• WORK REQUIRED: Determine how many lines contain the string "this". Reply with that figure and nothing else.

• GIVEN DATA:
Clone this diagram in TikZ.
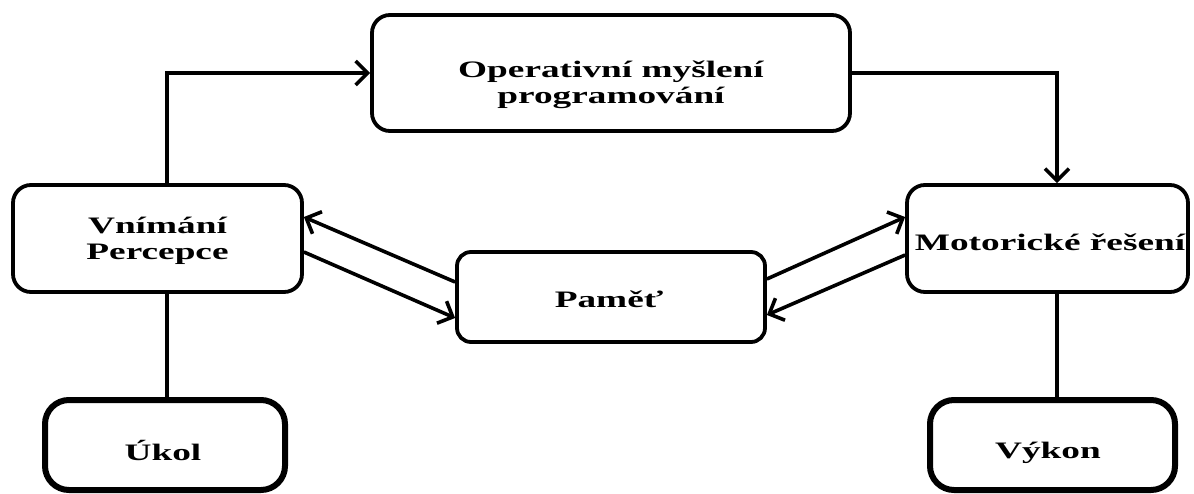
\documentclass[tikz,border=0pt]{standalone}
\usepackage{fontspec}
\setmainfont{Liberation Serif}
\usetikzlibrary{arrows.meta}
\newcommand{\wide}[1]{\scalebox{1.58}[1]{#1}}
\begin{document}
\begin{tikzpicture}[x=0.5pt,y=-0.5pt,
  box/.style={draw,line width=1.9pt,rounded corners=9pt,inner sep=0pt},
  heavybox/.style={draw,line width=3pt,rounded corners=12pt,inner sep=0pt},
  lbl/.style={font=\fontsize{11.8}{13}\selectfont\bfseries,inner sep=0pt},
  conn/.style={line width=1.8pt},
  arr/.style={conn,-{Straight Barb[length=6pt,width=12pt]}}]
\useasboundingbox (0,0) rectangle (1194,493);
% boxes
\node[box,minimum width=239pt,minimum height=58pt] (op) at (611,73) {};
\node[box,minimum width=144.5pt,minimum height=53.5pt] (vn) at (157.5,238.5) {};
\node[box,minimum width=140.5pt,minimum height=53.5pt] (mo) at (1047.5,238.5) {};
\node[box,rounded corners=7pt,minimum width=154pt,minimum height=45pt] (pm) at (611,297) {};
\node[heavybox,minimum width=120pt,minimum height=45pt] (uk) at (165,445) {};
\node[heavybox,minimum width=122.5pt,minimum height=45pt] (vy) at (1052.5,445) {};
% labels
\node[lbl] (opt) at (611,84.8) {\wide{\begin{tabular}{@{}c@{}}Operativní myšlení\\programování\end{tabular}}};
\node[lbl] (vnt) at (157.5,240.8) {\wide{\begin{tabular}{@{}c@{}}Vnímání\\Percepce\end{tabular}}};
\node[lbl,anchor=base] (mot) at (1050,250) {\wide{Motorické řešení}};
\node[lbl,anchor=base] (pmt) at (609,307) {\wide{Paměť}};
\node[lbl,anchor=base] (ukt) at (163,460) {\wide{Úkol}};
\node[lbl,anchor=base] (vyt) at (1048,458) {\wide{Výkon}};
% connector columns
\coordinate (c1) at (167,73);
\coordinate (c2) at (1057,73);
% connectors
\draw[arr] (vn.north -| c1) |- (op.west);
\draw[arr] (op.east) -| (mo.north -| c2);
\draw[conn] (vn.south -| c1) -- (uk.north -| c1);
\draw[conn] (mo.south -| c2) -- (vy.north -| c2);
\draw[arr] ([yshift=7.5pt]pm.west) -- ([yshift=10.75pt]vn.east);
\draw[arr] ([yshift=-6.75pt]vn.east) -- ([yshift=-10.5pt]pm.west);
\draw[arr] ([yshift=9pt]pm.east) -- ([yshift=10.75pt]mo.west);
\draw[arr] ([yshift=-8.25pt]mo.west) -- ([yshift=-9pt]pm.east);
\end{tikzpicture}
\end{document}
--
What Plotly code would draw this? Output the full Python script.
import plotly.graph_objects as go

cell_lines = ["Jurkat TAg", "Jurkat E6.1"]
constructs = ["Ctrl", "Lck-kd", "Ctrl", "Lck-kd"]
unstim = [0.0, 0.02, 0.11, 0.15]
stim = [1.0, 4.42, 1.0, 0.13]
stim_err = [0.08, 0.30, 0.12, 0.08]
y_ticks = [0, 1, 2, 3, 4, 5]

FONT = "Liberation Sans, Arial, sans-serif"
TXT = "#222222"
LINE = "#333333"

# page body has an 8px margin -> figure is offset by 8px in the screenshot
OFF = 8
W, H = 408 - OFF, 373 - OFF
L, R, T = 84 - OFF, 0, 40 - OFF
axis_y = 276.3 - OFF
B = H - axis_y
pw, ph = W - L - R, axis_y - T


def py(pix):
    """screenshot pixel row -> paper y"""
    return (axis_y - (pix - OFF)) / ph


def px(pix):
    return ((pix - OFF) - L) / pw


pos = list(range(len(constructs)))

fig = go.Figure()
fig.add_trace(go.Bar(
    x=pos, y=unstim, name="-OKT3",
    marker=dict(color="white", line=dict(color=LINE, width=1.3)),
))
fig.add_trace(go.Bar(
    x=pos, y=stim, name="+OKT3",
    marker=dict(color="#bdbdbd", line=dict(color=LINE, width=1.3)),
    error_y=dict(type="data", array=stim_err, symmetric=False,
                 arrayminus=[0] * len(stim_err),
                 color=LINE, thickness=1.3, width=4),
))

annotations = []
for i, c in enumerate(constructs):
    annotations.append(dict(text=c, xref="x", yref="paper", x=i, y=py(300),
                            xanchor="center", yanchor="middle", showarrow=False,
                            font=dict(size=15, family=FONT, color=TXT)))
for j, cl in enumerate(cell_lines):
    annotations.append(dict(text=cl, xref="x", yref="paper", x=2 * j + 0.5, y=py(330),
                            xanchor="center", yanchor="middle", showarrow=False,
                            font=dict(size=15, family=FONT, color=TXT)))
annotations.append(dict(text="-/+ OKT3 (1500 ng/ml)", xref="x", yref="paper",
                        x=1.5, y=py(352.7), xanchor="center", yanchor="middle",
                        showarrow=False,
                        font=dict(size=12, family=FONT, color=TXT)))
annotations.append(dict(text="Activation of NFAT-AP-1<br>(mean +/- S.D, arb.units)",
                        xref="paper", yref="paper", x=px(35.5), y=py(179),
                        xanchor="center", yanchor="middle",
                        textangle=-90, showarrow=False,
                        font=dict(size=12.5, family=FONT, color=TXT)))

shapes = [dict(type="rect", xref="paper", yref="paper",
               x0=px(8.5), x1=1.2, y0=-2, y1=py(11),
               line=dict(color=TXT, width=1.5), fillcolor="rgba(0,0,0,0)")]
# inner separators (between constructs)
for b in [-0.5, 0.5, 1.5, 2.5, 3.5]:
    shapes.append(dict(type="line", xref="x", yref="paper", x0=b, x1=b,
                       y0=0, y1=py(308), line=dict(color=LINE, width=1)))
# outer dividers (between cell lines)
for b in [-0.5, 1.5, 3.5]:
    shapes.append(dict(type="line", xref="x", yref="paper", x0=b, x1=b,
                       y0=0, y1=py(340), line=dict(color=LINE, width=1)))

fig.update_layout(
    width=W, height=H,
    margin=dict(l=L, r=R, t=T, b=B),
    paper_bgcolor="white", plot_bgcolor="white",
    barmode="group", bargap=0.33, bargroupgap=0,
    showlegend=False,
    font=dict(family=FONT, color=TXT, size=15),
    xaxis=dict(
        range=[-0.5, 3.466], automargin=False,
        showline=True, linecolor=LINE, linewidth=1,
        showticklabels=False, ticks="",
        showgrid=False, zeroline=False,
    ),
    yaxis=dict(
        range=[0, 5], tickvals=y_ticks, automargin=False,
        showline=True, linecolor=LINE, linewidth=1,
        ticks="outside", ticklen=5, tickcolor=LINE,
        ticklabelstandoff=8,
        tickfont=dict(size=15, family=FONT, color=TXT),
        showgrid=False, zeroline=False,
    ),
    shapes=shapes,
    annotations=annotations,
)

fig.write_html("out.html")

• REPLY TO THE EXERCISE: 2